Taking Up the Cross
The image of each of us taking up our cross is woven throughout the gospels. Jesus makes it key to being one of his disciples. And this weekend we encounter it again in Jesus’ rebuke to Peter, who wants to spare Jesus the suffering and death that he had just described as the end of his journey to Jerusalem. There is no avoiding the cross, Jesus says, not for him and not for us.
But what is this cross that we are called to carry? The key, I think, is to look to the cross of Jesus himself. Jesus’ cross is the sin and brokenness of the world. And so it is inherent in the cross of Jesus that it is unjust and unfair.
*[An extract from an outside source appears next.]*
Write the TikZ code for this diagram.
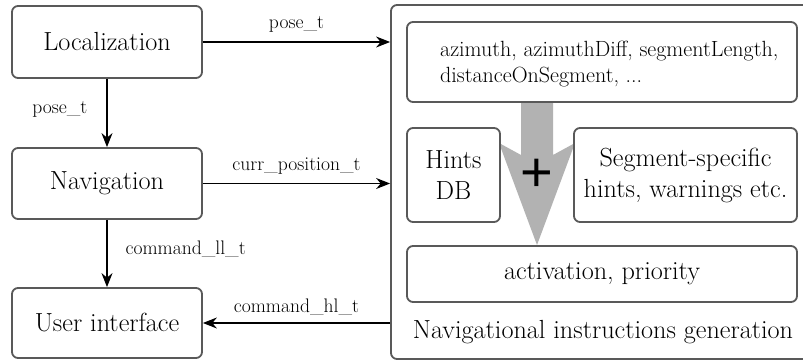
\documentclass[tikz,border=0pt]{standalone}
\usepackage{fontspec}
\newfontfamily\plusfont{Liberation Sans}
\usetikzlibrary{arrows.meta}
\begin{document}
\begin{tikzpicture}[x=1pt,y=-1pt,
 box/.style={draw=black!65, line width=1.8pt, rounded corners=6pt, fill=white, inner sep=0pt, align=center, font=\fontsize{26.2}{31}\selectfont},
 conn/.style={line width=1.2pt, -{Stealth[length=14pt,width=11pt]}},
 lbl/.style={font=\fontsize{19.6}{24}\selectfont, inner sep=0pt},
 attrtxt/.style={font=\fontsize{22}{26}\selectfont, inner sep=0pt, align=left},
 flow/.style={fill=black!30, draw=none}]
\useasboundingbox (0,0) rectangle (803,361);
% left column
\node[box, minimum width=190pt, minimum height=72pt] (loc) at (107,42) {Localization};
\node[box, minimum width=190pt, minimum height=71pt] (nav) at (107,183.5) {Navigation};
\node[box, minimum width=190pt, minimum height=70pt] (ui) at (107,323) {User interface};
% big container
\node[box, minimum width=419pt, minimum height=354pt] (ngen) at (600.5,182) {};
\node[box, draw=none, fill=none, anchor=base] (ngenlbl) at (603,338) {Navigational instructions generation};
% gray flow arrow
\fill[flow] (521,100) -- (553,100) -- (553,155) -- (575,143) -- (537,245) -- (499,143) -- (521,155) -- cycle;
% inner boxes
\node[box, minimum width=390pt, minimum height=80pt] (attr) at (602,62) {};
\node[attrtxt, anchor=west] (attrt) at (440,64) {azimuth, azimuthDiff, segmentLength,\\distanceOnSegment, ...};
\node[box, minimum width=93pt, minimum height=94pt] (hints) at (453.5,175) {Hints\\DB};
\node[box, minimum width=223pt, minimum height=94pt] (seg) at (685.5,175) {Segment-specific\\hints, warnings etc.};
\node[box, minimum width=390pt, minimum height=56pt] (act) at (602,274) {activation, priority};
\node[font=\fontsize{56}{56}\selectfont\plusfont, inner sep=0pt] (plus) at (537,175) {+};
% connectors
\draw[conn] (loc.east) -- node[lbl, above=9pt] {pose\_t} (loc.east -| ngen.west);
\draw[conn] (loc.south) -- node[lbl, left=19pt, yshift=4pt] {pose\_t} (nav.north);
\draw[conn] (nav.east) -- node[lbl, above=8.5pt] {curr\_position\_t} (nav.east -| ngen.west);
\draw[conn] (nav.south) -- node[lbl, right=18pt, yshift=4pt] {command\_ll\_t} (ui.north);
\draw[conn] (ui.east -| ngen.west) -- node[lbl, above=7pt] {command\_hl\_t} (ui.east);
\end{tikzpicture}
\end{document}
The one who is without sin carries the cross of others’ sin. Our sin. Yours and mine.
So what does that tell us about the cross that we are called to carry? I think most of all it tells us that our cross is not about us, but like Jesus’ is about the sin and brokenness of the world. We are called upon to carry the world’s pain, sickness, sin, because it is only in being willing to take on the consequences of sin that is not our own that the chain of sin can be broken. After all, that is what Jesus did and does.
Jesus was broken on the cross. Christ is broken in the bread of the eucharist. In this time when the church in the US is reflecting on the eucharist I think it is a good thing to reflect on the brokenness of the cross and how it is central to the brokenness of the eucharist. For Christ and for us. One of my favorite quotes about the eucharist comes from St Augustine of Hippo in AD 400. “Behold what you are. Become what you receive.” Let us be willing to take up the cross of others’ sin, of the world’s sin. To carry the cross and become its brokenness, that through his people Christ might bring healing to us and to all.